* INSTRUCTION: Leaving the pictures out, print the lines from the first line of the listing through the line containing "(0,0) rectangle (803,626);", exactly as they read, and no others.

Code that draws figures
☆ ☆ ☆ ☆

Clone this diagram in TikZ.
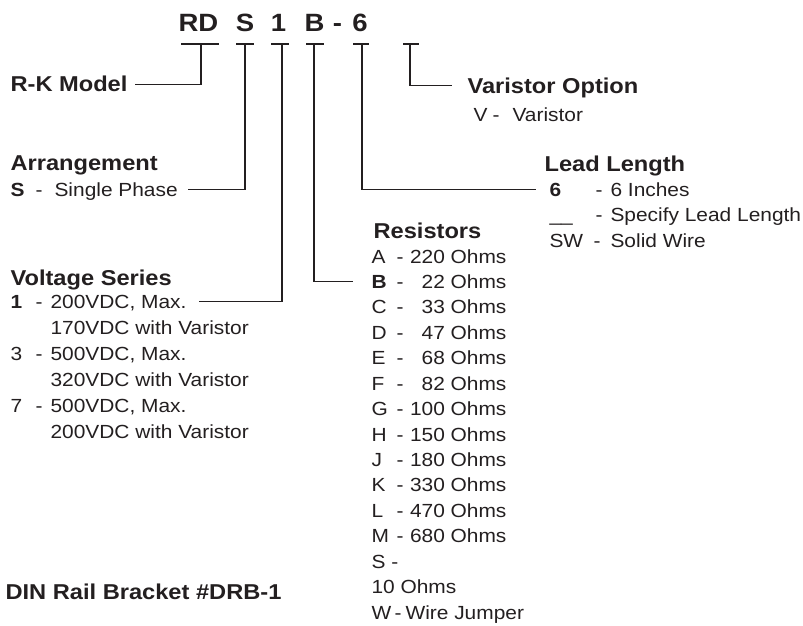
\documentclass[tikz,border=0pt]{standalone}
\usepackage{fontspec}
\setmainfont{Liberation Sans}[FakeStretch=1.1]
\definecolor{ink}{HTML}{231F20}
\newcommand\bodyfont{\fontsize{19}{22}\selectfont}
\newcommand\headfont{\fontsize{21.5}{25}\selectfont\bfseries}
\newcommand\codefont{\fontsize{25}{28}\selectfont\bfseries}

\begin{document}
\begin{tikzpicture}[
  x=1pt, y=-1pt, line width=1.1pt, color=ink,
  txt/.style={anchor=base west, inner sep=0pt, font=\bodyfont, text height=13pt, text depth=0pt},
  hd/.style={anchor=base west, inner sep=0pt, font=\headfont, text height=15.5pt, text depth=0pt},
  code/.style={anchor=base, inner sep=0pt, font=\codefont},
]
\useasboundingbox (0,0) rectangle (803,626);

% Model code
\foreach \n/\x/\t in {RD/198.5/RD, S/245/S, 1/278.5/1, B/314.5/B, dash/337.5/-, 6/360/6} {
  \node[code] (c\n) at (\x,32) {\t};
}

% Tee marks under the code
\foreach \n/\x/\l/\r in {RD/201/20/18, S/245/9/9, 1/282/11/7, B/314/8/10, 6/362/9/7, V/410/7/9} {
  \coordinate (j\n) at (\x,44);
  \draw ([xshift=-\l pt]j\n) -- ([xshift=\r pt]j\n);
}

% R-K Model
\node[hd] (rk) at (10,92) {R-K Model};
\draw (jRD) |- ([xshift=7pt]rk.east);

% Arrangement
\node[hd] (arr) at (10,170) {Arrangement};
\node[txt, font=\bodyfont\bfseries] (arrS) at (10,196) {S};
\node[txt] (arrSdash) at (35,196) {-};
\node[txt] (arrSval) at (54,196) {Single Phase};
\draw (jS) |- ([xshift=10pt]arrSval.east);

% Voltage series
\node[hd] (volt) at (10,285) {Voltage Series};
\foreach \v/\y/\a/\b/\f in {1/308/200/170/\bfseries, 3/360/500/320/\mdseries, 7/412/500/200/\mdseries} {
  \node[txt, font=\bodyfont\f] (v\v) at (10,\y) {\v};
  \node[txt] (v\v dash) at (35,\y) {-};
  \node[txt] (v\v max) at (50,\y) {\a VDC, Max.};
  \node[txt] (v\v var) at (50,\y+26) {\b VDC with Varistor};
}
\draw (j1) |- ([xshift=12pt]v1max.east);

% Resistors
\node[hd] (res) at (373,238) {Resistors};
\foreach \l/\v/\f [count=\i from 0] in {A/220/\mdseries, B/22/\bfseries, C/33/\mdseries, D/47/\mdseries,
    E/68/\mdseries, F/82/\mdseries, G/100/\mdseries, H/150/\mdseries, J/180/\mdseries,
    K/330/\mdseries, L/470/\mdseries, M/680/\mdseries} {
  \pgfmathsetmacro\y{263+25.43*\i}
  \node[txt, font=\bodyfont\f] (r\l) at (371,\y) {\l};
  \node[txt] (r\l dash) at (396,\y) {-};
  \node[txt, anchor=base east] (r\l val) at (507,\y) {\v\ Ohms};
}
\node[txt] (rS) at (371,568.2) {S -};
\node[txt] (rSval) at (371,593.6) {10 Ohms};
\node[txt] (rW) at (371,619) {W};
\node[txt] (rWdash) at (394,619) {-};
\node[txt] (rWval) at (405,619) {Wire Jumper};
\draw (jB) |- ([xshift=-18pt]rB.west);

% Lead length
\node[hd] (lead) at (544,171) {Lead Length};
\node[txt, font=\bodyfont\bfseries] (l6) at (549,196) {6};
\node[txt] (l6dash) at (595,196) {-};
\node[txt] (l6val) at (610,196) {6 Inches};
\node[txt] (lU) at (549,221) {\_\_};
\node[txt] (lUdash) at (595,221) {-};
\node[txt] (lUval) at (610,221) {Specify Lead Length};
\node[txt] (lSW) at (549,247) {SW};
\node[txt] (lSWdash) at (593,247) {-};
\node[txt] (lSWval) at (610,247) {Solid Wire};
\draw (j6) |- ([xshift=-13pt]l6.west);

% Varistor option
\node[hd] (var) at (467,93) {Varistor Option};
\node[txt] (vV) at (473,121) {V};
\node[txt] (vVdash) at (492,121) {-};
\node[txt] (vVval) at (512,121) {Varistor};
\draw (jV) |- ([xshift=-15pt]var.west);

% Bracket
\node[hd] (din) at (5,599) {DIN Rail Bracket \#DRB-1};

\end{tikzpicture}
\end{document}
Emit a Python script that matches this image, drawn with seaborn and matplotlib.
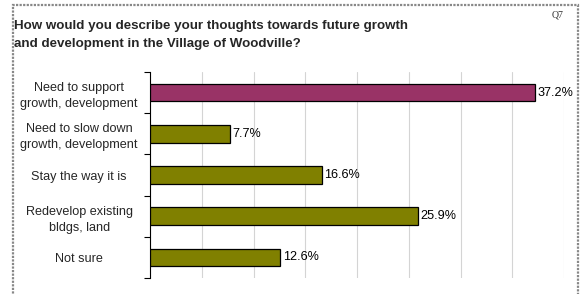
import matplotlib
matplotlib.use("Agg")
import matplotlib.pyplot as plt
import seaborn as sns
import pandas as pd
from matplotlib.patches import Rectangle

categories = ["Need to support\ngrowth, development",
              "Need to slow down\ngrowth, development",
              "Stay the way it is",
              "Redevelop existing\nbldgs, land",
              "Not sure"]
values = [37.2, 7.7, 16.6, 25.9, 12.6]
bar_colors = ["#993366", "#808000", "#808000", "#808000", "#808000"]
title = "How would you describe your thoughts towards future growth\nand development in the Village of Woodville?"
qlabel = "Q7"

sns.set_theme(style="white")
plt.rcParams['font.family'] = ['Liberation Sans', 'DejaVu Sans']

W, H = 581, 294
fig = plt.figure(figsize=(W/100, H/100), dpi=100)
ax = fig.add_axes([150/W, 1-278/H, (564-150)/W, (278-72)/H])

df = pd.DataFrame({"cat": categories, "val": values})
sns.barplot(data=df, y="cat", x="val", hue="cat", palette=bar_colors, legend=False,
            saturation=1, orient="h", width=0.43, edgecolor="black", linewidth=0.9,
            ax=ax, zorder=3)

ax.set_xlim(0, 40)
ax.set_ylim(4.5, -0.5)
ax.set_xticks(range(0, 41, 5))
ax.set_xticklabels([])
ax.tick_params(axis="x", length=0)
ax.xaxis.grid(True, color="#d4d4d4", linewidth=0.8, zorder=0)
ax.set_axisbelow(True)
ax.set_xlabel("")
ax.set_ylabel("")

ax.set_yticks([i - 0.5 for i in range(6)], minor=False)
ax.set_yticklabels([])
ax.set_yticks(range(5), minor=True)
ax.set_yticklabels(categories, minor=True, fontsize=9.1, ha="center", linespacing=1.45)
ax.tick_params(axis="y", which="major", length=4, width=0.8, color="black", direction="out", left=True)
ax.tick_params(axis="y", which="minor", length=0, pad=51)

for s in ["top", "right", "bottom"]:
    ax.spines[s].set_visible(False)
ax.spines["left"].set_color("black")
ax.spines["left"].set_linewidth(0.8)

for i, v in enumerate(values):
    ax.text(v + 0.25, i, f"{v:.1f}%", va="center", ha="left", fontsize=9.1, color="black")

fig.text(14/W, 1-26/H, title.split("\n")[0], fontsize=9.6, fontweight="bold", va="center", ha="left")
fig.text(14/W, 1-44/H, title.split("\n")[1], fontsize=9.6, fontweight="bold", va="center", ha="left")
fig.text(558/W, 1-15/H, qlabel, fontsize=7, family="Liberation Serif", va="center", ha="center", color="#333333")

frame = Rectangle((13/W, -0.1), (578-13)/W, (1-5/H)+0.1, transform=fig.transFigure,
                  fill=False, edgecolor="#888888", linewidth=1.6, linestyle=(0, (1, 0.6)))
fig.add_artist(frame)

fig.savefig("out.png", dpi=100)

☆ ☆ ☆ ☆

* EXERCISE RESULT:
Clone this diagram in TikZ.
\documentclass[tikz,border=0pt]{standalone}
\usepackage{fontspec}
\setmainfont{Liberation Sans}[FakeStretch=1.1]
\definecolor{ink}{HTML}{231F20}
\newcommand\bodyfont{\fontsize{19}{22}\selectfont}
\newcommand\headfont{\fontsize{21.5}{25}\selectfont\bfseries}
\newcommand\codefont{\fontsize{25}{28}\selectfont\bfseries}

\begin{document}
\begin{tikzpicture}[
  x=1pt, y=-1pt, line width=1.1pt, color=ink,
  txt/.style={anchor=base west, inner sep=0pt, font=\bodyfont, text height=13pt, text depth=0pt},
  hd/.style={anchor=base west, inner sep=0pt, font=\headfont, text height=15.5pt, text depth=0pt},
  code/.style={anchor=base, inner sep=0pt, font=\codefont},
]
\useasboundingbox (0,0) rectangle (803,626);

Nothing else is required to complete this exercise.